Vis-à-vis de la complexité de la réglementation sanitaire, les petites structures soulignent l’insuffisance d’accès à des services d’accompagnement. Il ressort également que lors des contrôles, l’Afsca se limite à signaler les manquements existants.

Six pistes d’amélioration

En réalisant cette étude, le Collège des producteurs visait à identifier les pistes d’amélioration pour faciliter l’accès aux abattoirs par les éleveurs et les particuliers ; soit en privilégiant un rayon proche, soit en prévoyant l’organisation du transport d’animaux afin de réduire le temps consacré à ce poste par les éleveurs. Six actions ont été identifiées :

– mise en place de moyens d’encadrement spécifiques (par exemple au sein de Diversiferm) pour accompagner les opérateurs existants (notamment les abattoirs communaux) et les nouveaux projets ;

– mise en place d’une structure de concertation pour favoriser un cadre réglementaire adapté à ces structures, en regroupant les acteurs qui sont aujourd’hui dispersés sur la problématique ;

– soutien financier à apporter pour le maintien des abattoirs existants, afin de couvrir les charges liées aux mises aux normes, investissements et fonctionnement, prioritairement pour les porcs, volailles et ovins. Pour ce faire, différentes pistes ont été retenues : favoriser le modèle coopératif de sorte à diminuer les frais de fonctionnement, favoriser le partenariat public/privé et coupler les abattoirs aux ateliers de découpe ;

– accompagnement de la mise en place d’abattoirs modulaires. Cette option constitue la voie la plus appropriée en termes coût/bénéfice sous l’angle généraliste. Proposer des solutions d’abattoirs à moindres coûts est une voie privilégiée, en lien étroit avec l’Afsca pour la validation des schémas. Pour ce modèle, l’installation à côté d’outils de découpe issus des halls relais est privilégiée.

S’il est évident que l’application d’une solution unique ne résoudra pas l’ensemble des problèmes, plusieurs voies sont à analyser.

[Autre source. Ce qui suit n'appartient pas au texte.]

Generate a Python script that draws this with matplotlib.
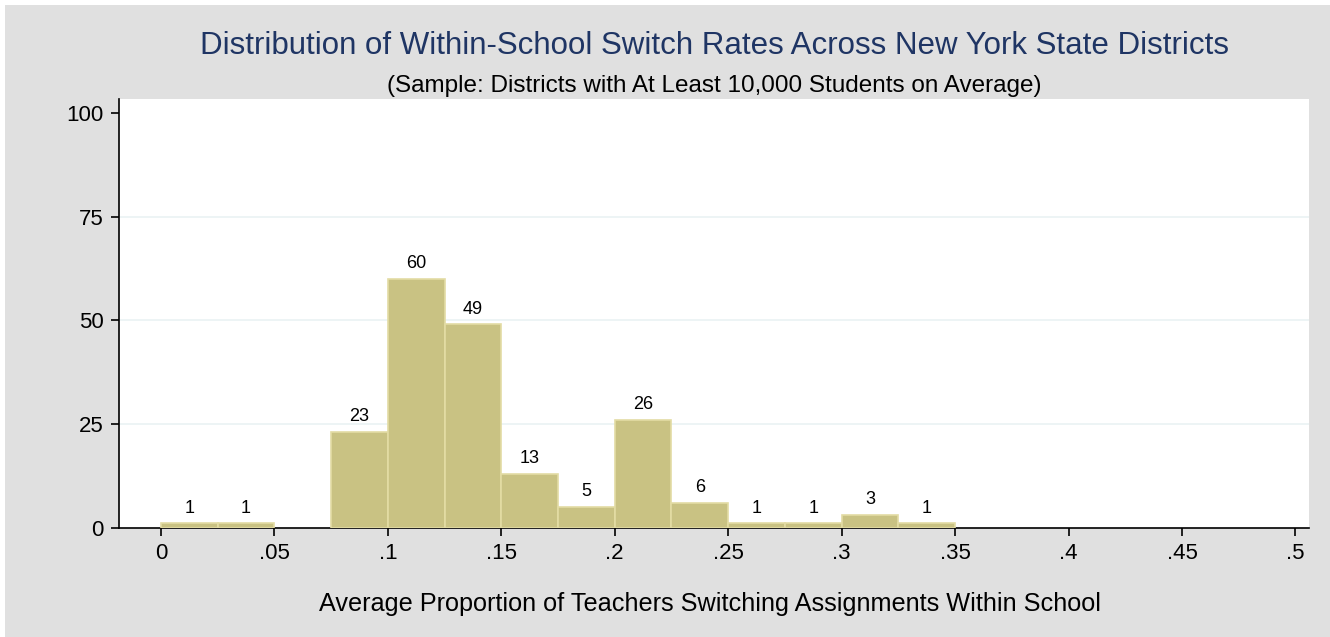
import numpy as np
import matplotlib
matplotlib.use("Agg")
import matplotlib.pyplot as plt
from matplotlib.patches import Rectangle

# ──────────────────────────────────────────────────────────────
# DATA  (histogram of district switch rates, bin width .025)
# ──────────────────────────────────────────────────────────────
bin_edges  = [0, .025, .05, .075, .1, .125, .15, .175, .2, .225, .25, .275, .3, .325, .35]
counts     = [1, 1, 0, 23, 60, 49, 13, 5, 26, 6, 1, 1, 3, 1]
x_ticks    = [0, .05, .1, .15, .2, .25, .3, .35, .4, .45, .5]
x_labels   = ["0", ".05", ".1", ".15", ".2", ".25", ".3", ".35", ".4", ".45", ".5"]
y_ticks    = [0, 25, 50, 75, 100]

TITLE    = "Distribution of Within-School Switch Rates Across New York State Districts"
SUBTITLE = "(Sample: Districts with At Least 10,000 Students on Average)"
XLABEL   = "Average Proportion of Teachers Switching Assignments Within School"

plt.rcParams["font.family"] = ["Liberation Sans", "DejaVu Sans"]

fig = plt.figure(figsize=(13.3, 6.37), dpi=100, facecolor="white")
fig.patches.append(Rectangle((5 / 1330, 0), 1, 1 - 5 / 637, transform=fig.transFigure,
                             facecolor="#e0e0e0", edgecolor="none", zorder=-10))

ax = fig.add_axes([119 / 1330, 109.4 / 637, 1190 / 1330, 428.6 / 637])
ax.set_zorder(1)
ax.set_facecolor("white")

# bars (empty bins are skipped so no stray edge line is drawn)
lefts  = np.array(bin_edges[:-1])
widths = np.diff(bin_edges)
heights = np.array(counts)
keep = heights > 0
ax.bar(lefts[keep], heights[keep], width=widths[keep], align="edge", color="#c9c283",
       edgecolor="#e3dca4", linewidth=1.2, zorder=3)

for left, w, c in zip(lefts[keep], widths[keep], heights[keep]):
    ax.annotate(str(c), (left + w / 2, c), xytext=(0, 5), textcoords="offset points",
                ha="center", va="bottom", fontsize=13, color="black", zorder=4)

ax.set_xlim(-0.0185, 0.506)
ax.set_ylim(0, 103.4)
ax.set_xticks(x_ticks)
ax.set_xticklabels(x_labels)
ax.set_yticks(y_ticks)
ax.tick_params(axis="both", direction="out", length=6, width=1.2, labelsize=16,
               colors="black", pad=5)

for g in [25, 50, 75]:
    ax.axhline(g, color="#eaf2f3", linewidth=1.2, zorder=1)

for s in ["top", "right"]:
    ax.spines[s].set_visible(False)
for s in ["left", "bottom"]:
    ax.spines[s].set_linewidth(1.2)
    ax.spines[s].set_color("black")

fig.text(714 / 1330, 1 - 46 / 637, TITLE, ha="center", va="center",
         fontsize=22.5, color="#1f3564")
fig.text(714 / 1330, 1 - 86 / 637, SUBTITLE, ha="center", va="center",
         fontsize=17.5, color="black")
fig.text(710 / 1330, 1 - 604 / 637, XLABEL, ha="center", va="center",
         fontsize=18.2, color="black")

fig.savefig("out.png", dpi=100, facecolor=fig.get_facecolor())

Selon leur faisabilité, l’une d’entre elle sera retenue.

Pour les filières ovines/ caprines et porcines, le système de transport organisé est privilégié afin d’améliorer l’accès aux abattoirs existants, tandis que les abattoirs modulaires fixes répondent davantage aux besoins des filières avicoles/cunicoles et aquacoles.

L’unité d’encadrement pourra étudier la solution la plus propice à proposer suivant le secteur et le type de besoin en outil d’abattage. La structure de concertation, quant à elle, permettra de travailler à l’adaptation des réglementations aux spécificités des différents outils.